Problem to work on:
Give the number of lines in the data that contain "this", and nothing more.

The input:

-------------------------

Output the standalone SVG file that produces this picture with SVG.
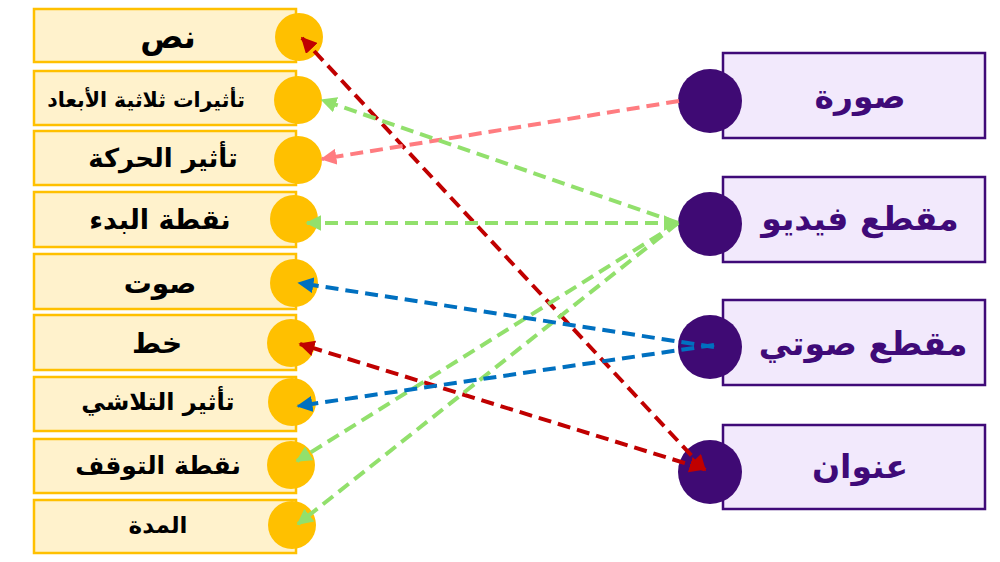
<svg xmlns="http://www.w3.org/2000/svg" width="1000" height="562" viewBox="0 0 1000 562">
<style>
.lb{fill:#fff2cc;stroke:#ffc000;stroke-width:2.5}
.lc{fill:#ffc000}
.rb{fill:#f2e9fc;stroke:#3f0a78;stroke-width:2.5}
.rc{fill:#3f0a74}
.lt{font-family:"DejaVu Sans",sans-serif;font-weight:bold;fill:#000;text-anchor:middle;dominant-baseline:central}
.rt{font-family:"DejaVu Sans",sans-serif;font-weight:bold;fill:#3f0a78;text-anchor:middle;dominant-baseline:central;font-size:33px}
.c{fill:none;stroke-width:4;stroke-dasharray:13 7}
</style>
<defs>
<marker id="ar" viewBox="0 0 10 10" refX="9" refY="5" markerWidth="4" markerHeight="4" orient="auto-start-reverse"><path d="M0,0L10,5L0,10z" fill="#c00000"/></marker>
<marker id="ag" viewBox="0 0 10 10" refX="9" refY="5" markerWidth="4" markerHeight="4" orient="auto-start-reverse"><path d="M0,0L10,5L0,10z" fill="#92e06c"/></marker>
<marker id="ab" viewBox="0 0 10 10" refX="9" refY="5" markerWidth="4" markerHeight="4" orient="auto-start-reverse"><path d="M0,0L10,5L0,10z" fill="#0070c0"/></marker>
<marker id="as" viewBox="0 0 10 10" refX="9" refY="5" markerWidth="4" markerHeight="4" orient="auto-start-reverse"><path d="M0,0L10,5L0,10z" fill="#ff7c80"/></marker>
</defs>
<rect width="1000" height="562" fill="#fff"/>
<g id="n1"><rect class="lb" x="34" y="9" width="262" height="53"/><circle class="lc" cx="299" cy="37" r="24"/><text class="lt" x="168" y="37" font-size="32">نص</text></g>
<g id="n2"><rect class="lb" x="34" y="71" width="262" height="54"/><circle class="lc" cx="298" cy="100" r="24"/><text class="lt" x="146" y="100" font-size="20.5">تأثيرات ثلاثية الأبعاد</text></g>
<g id="n3"><rect class="lb" x="34" y="131" width="262" height="54"/><circle class="lc" cx="298" cy="160" r="24"/><text class="lt" x="163" y="158" font-size="26">تأثير الحركة</text></g>
<g id="n4"><rect class="lb" x="34" y="192" width="262" height="55"/><circle class="lc" cx="294" cy="219" r="24"/><text class="lt" x="160" y="219" font-size="27">نقطة البدء</text></g>
<g id="n5"><rect class="lb" x="34" y="254" width="262" height="55"/><circle class="lc" cx="294" cy="283" r="24"/><text class="lt" x="160" y="283" font-size="28">صوت</text></g>
<g id="n6"><rect class="lb" x="34" y="315" width="262" height="55"/><circle class="lc" cx="291" cy="343" r="24"/><text class="lt" x="157" y="343" font-size="28">خط</text></g>
<g id="n7"><rect class="lb" x="34" y="377" width="262" height="54"/><circle class="lc" cx="292" cy="402" r="24"/><text class="lt" x="158" y="402" font-size="24">تأثير التلاشي</text></g>
<g id="n8"><rect class="lb" x="34" y="439" width="262" height="54"/><circle class="lc" cx="291" cy="465" r="24"/><text class="lt" x="158" y="465" font-size="25">نقطة التوقف</text></g>
<g id="n9"><rect class="lb" x="34" y="500" width="262" height="53"/><circle class="lc" cx="292" cy="525" r="24"/><text class="lt" x="158" y="525" font-size="23">المدة</text></g>
<g id="r1"><rect class="rb" x="723" y="53" width="262" height="85"/><circle class="rc" cx="710" cy="101" r="32"/><text class="rt" x="860" y="96">صورة</text></g>
<g id="r2"><rect class="rb" x="723" y="177" width="262" height="85"/><circle class="rc" cx="710" cy="224" r="32"/><text class="rt" x="860" y="218">مقطع فيديو</text></g>
<g id="r3"><rect class="rb" x="723" y="300" width="262" height="85"/><circle class="rc" cx="710" cy="347" r="32"/><text class="rt" x="863" y="343">مقطع صوتي</text></g>
<g id="r4"><rect class="rb" x="723" y="425" width="262" height="84"/><circle class="rc" cx="710" cy="472" r="32"/><text class="rt" x="860" y="466">عنوان</text></g>
<g id="connectors">
<line class="c" stroke="#c00000" x1="705" y1="470" x2="302" y2="38" marker-start="url(#ar)" marker-end="url(#ar)"/>
<line class="c" stroke="#c00000" x1="704" y1="469" x2="300" y2="344" marker-start="url(#ar)" marker-end="url(#ar)"/>
<line class="c" stroke="#ff7c80" x1="679" y1="101" x2="322" y2="159" marker-end="url(#as)"/>
<line class="c" stroke="#92e06c" x1="678" y1="223" x2="322" y2="100" marker-end="url(#ag)"/>
<line class="c" stroke="#92e06c" x1="678" y1="223" x2="307" y2="223" marker-start="url(#ag)" marker-end="url(#ag)"/>
<line class="c" stroke="#92e06c" x1="678" y1="223" x2="297" y2="461" marker-end="url(#ag)"/>
<line class="c" stroke="#92e06c" x1="678" y1="223" x2="298" y2="524" marker-end="url(#ag)"/>
<line class="c" stroke="#0070c0" x1="714" y1="347" x2="299" y2="283" marker-end="url(#ab)"/>
<line class="c" stroke="#0070c0" x1="714" y1="345" x2="298" y2="406" marker-end="url(#ab)"/>
</g>
</svg>
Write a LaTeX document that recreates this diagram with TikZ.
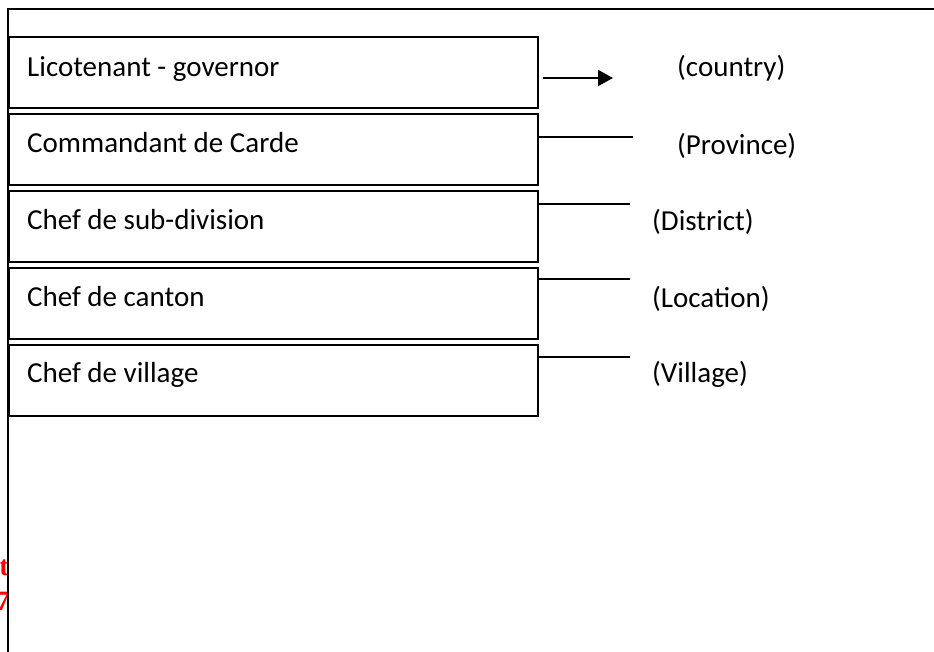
\documentclass[tikz,border=0pt]{standalone}
\usepackage{fontspec}
\setmainfont{Carlito}
\newfontfamily\redserif{Liberation Serif}
\usetikzlibrary{arrows.meta}
\begin{document}
\begin{tikzpicture}[x=1pt,y=-1pt,
  rankbox/.style={draw, line width=1.6pt, rectangle, minimum width=529pt, minimum height=71pt, anchor=north west, inner sep=0pt},
  ranktext/.style={anchor=base west, inner sep=0pt, font=\fontsize{29}{34}\selectfont},
  leveltext/.style={anchor=base west, inner sep=0pt, font=\fontsize{29}{34}\selectfont},
  link/.style={line width=1.6pt},
  frame/.style={line width=1.8pt},
  redfrag/.style={anchor=base east, inner sep=0pt, text=red, font=\redserif\bfseries\fontsize{28}{32}\selectfont}
]
\useasboundingbox (0,0) rectangle (934,652);
% red fragments cut off at left edge
\node[redfrag] (r1) at (9,575) {t};
\node[redfrag] (r2) at (10,610) {7};
% outer frame
\draw[frame] (940,9) -- (8,9) -- (8,660);
% boxes
\node[rankbox] (b1) at (8,36) {};
\node[rankbox] (b2) at (8,113) {};
\node[rankbox] (b3) at (8,190) {};
\node[rankbox] (b4) at (8,267) {};
\node[rankbox] (b5) at (8,344) {};
\node[ranktext] (t1) at (27,77) {Licotenant - governor};
\node[ranktext] (t2) at (27,153) {Commandant de Carde};
\node[ranktext] (t3) at (27,230) {Chef de sub-division};
\node[ranktext] (t4) at (27,306) {Chef de canton};
\node[ranktext] (t5) at (27,382) {Chef de village};
% level labels
\node[leveltext] (l1) at (677,77) {(country)};
\node[leveltext] (l2) at (677,155) {(Province)};
\node[leveltext] (l3) at (652,231) {(District)};
\node[leveltext] (l4) at (652,307) {(Location)};
\node[leveltext] (l5) at (652,382) {(Village)};
% connectors
\coordinate (c1) at (613,78);
\coordinate (c2) at (633,137);
\coordinate (c3) at (630,204);
\coordinate (c4) at (630,279);
\coordinate (c5) at (630,357);
\draw[line width=2.2pt, shorten <=4pt, -{Triangle[length=15pt,width=16pt]}] (b1.east |- c1) -- (c1);
\draw[link] (b2.east |- c2) -- (c2);
\draw[link] (b3.east |- c3) -- (c3);
\draw[link] (b4.east |- c4) -- (c4);
\draw[link] (b5.east |- c5) -- (c5);
\end{tikzpicture}
\end{document}
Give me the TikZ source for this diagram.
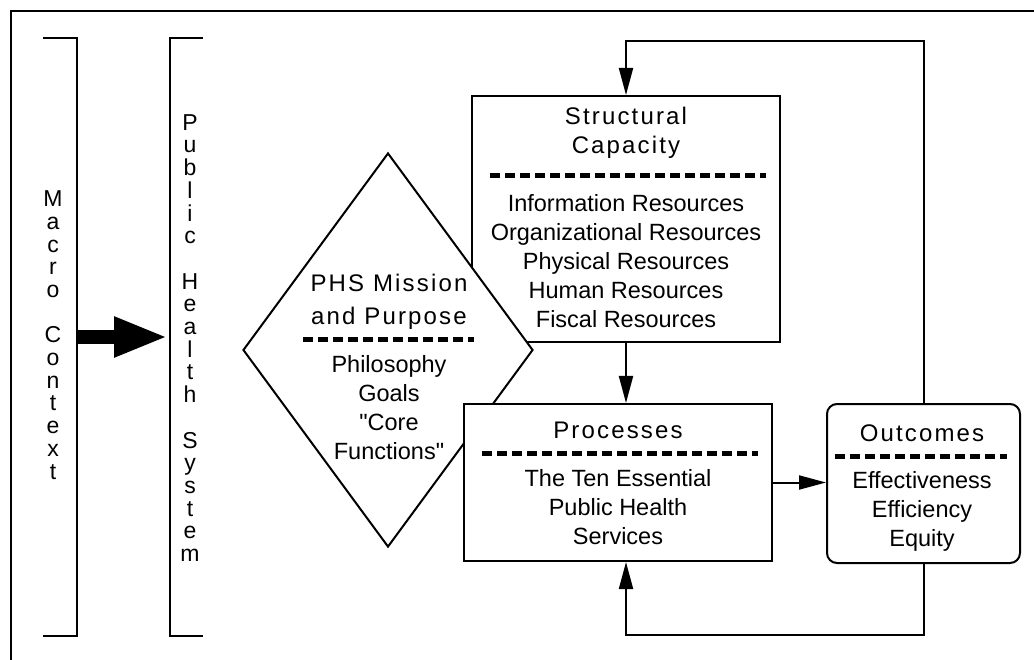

-------------------------

Solved exercise:
3